### EXERCISE MATERIALS
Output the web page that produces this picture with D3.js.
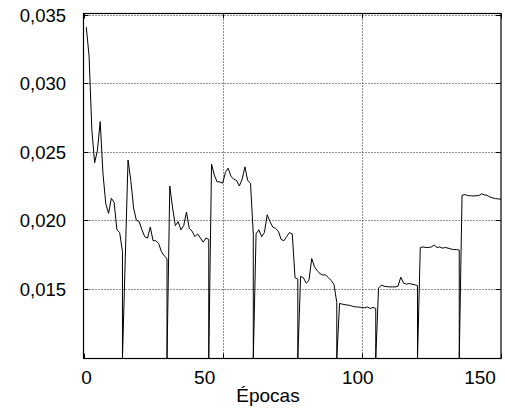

--

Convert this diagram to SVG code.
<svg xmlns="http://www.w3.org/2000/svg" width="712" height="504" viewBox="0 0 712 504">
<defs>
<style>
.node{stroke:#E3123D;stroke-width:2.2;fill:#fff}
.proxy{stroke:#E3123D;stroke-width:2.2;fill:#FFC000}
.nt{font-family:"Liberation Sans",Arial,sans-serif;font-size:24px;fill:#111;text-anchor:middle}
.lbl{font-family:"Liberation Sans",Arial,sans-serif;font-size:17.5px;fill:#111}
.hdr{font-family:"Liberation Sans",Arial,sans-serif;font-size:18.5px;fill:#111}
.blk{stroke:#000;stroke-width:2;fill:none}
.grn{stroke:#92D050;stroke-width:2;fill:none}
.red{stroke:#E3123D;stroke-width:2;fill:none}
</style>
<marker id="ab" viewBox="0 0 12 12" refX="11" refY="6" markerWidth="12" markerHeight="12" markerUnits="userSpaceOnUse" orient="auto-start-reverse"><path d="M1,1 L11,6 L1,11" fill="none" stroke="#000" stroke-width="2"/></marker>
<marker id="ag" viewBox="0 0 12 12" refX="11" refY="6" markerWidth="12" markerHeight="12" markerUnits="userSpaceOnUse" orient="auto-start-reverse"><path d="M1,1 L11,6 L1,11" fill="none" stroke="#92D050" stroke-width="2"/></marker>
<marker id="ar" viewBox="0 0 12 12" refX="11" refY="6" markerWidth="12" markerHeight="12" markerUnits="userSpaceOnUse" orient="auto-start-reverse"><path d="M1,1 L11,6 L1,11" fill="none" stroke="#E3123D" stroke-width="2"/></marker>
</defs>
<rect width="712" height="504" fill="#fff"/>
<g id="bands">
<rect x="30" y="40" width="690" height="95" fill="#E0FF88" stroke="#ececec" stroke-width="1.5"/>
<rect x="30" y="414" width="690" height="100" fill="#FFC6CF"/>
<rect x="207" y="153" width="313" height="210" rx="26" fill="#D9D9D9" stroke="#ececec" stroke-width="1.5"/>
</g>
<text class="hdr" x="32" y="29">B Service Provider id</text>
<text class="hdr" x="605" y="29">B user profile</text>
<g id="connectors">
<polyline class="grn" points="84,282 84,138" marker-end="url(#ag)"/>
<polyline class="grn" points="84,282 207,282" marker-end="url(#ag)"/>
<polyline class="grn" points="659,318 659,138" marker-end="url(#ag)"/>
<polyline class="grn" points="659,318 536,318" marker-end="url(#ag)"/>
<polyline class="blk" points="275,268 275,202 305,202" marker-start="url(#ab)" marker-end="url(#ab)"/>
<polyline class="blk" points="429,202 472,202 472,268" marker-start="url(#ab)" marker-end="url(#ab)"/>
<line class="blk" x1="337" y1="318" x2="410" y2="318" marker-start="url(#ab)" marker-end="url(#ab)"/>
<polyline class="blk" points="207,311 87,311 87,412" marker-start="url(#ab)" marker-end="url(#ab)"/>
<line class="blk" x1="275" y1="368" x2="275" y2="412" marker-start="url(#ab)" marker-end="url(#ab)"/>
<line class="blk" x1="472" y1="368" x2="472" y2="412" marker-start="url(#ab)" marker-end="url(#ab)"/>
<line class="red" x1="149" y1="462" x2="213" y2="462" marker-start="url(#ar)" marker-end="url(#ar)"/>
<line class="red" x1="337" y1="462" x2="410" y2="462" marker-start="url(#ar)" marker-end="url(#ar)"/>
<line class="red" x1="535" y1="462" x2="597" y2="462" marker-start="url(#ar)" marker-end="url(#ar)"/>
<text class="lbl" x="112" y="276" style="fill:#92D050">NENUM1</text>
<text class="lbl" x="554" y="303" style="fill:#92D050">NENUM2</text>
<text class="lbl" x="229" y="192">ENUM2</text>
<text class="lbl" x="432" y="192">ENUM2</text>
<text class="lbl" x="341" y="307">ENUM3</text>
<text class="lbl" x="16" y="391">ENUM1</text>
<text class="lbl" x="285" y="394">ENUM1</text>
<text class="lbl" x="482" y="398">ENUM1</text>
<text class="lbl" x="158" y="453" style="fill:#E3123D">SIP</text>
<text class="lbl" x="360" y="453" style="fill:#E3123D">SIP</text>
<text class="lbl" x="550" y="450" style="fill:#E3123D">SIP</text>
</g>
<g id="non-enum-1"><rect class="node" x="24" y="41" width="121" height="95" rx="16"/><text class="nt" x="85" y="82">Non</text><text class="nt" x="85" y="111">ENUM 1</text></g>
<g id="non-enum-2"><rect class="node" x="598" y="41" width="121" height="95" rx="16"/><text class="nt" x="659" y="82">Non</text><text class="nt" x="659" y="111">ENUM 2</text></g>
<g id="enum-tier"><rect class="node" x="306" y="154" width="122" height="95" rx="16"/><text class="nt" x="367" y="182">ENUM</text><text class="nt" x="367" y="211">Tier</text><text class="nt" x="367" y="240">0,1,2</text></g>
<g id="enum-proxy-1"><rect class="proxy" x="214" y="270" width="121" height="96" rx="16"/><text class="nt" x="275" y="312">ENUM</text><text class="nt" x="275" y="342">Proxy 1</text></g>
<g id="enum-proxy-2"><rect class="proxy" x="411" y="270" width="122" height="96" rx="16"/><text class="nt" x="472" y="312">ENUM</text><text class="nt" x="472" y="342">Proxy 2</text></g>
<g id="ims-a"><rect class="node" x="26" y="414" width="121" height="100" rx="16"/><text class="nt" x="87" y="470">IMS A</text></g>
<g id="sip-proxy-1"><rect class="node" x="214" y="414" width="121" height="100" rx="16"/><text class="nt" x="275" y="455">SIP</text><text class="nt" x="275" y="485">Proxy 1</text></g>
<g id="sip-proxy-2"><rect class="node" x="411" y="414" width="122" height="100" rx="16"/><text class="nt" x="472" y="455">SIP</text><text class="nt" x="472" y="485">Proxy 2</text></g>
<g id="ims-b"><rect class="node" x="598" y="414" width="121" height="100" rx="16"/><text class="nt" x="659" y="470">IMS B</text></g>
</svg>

### REQUIREMENTS
Report the number of lines that contain "this", with no other words.

### THE COMPLETED TASK
2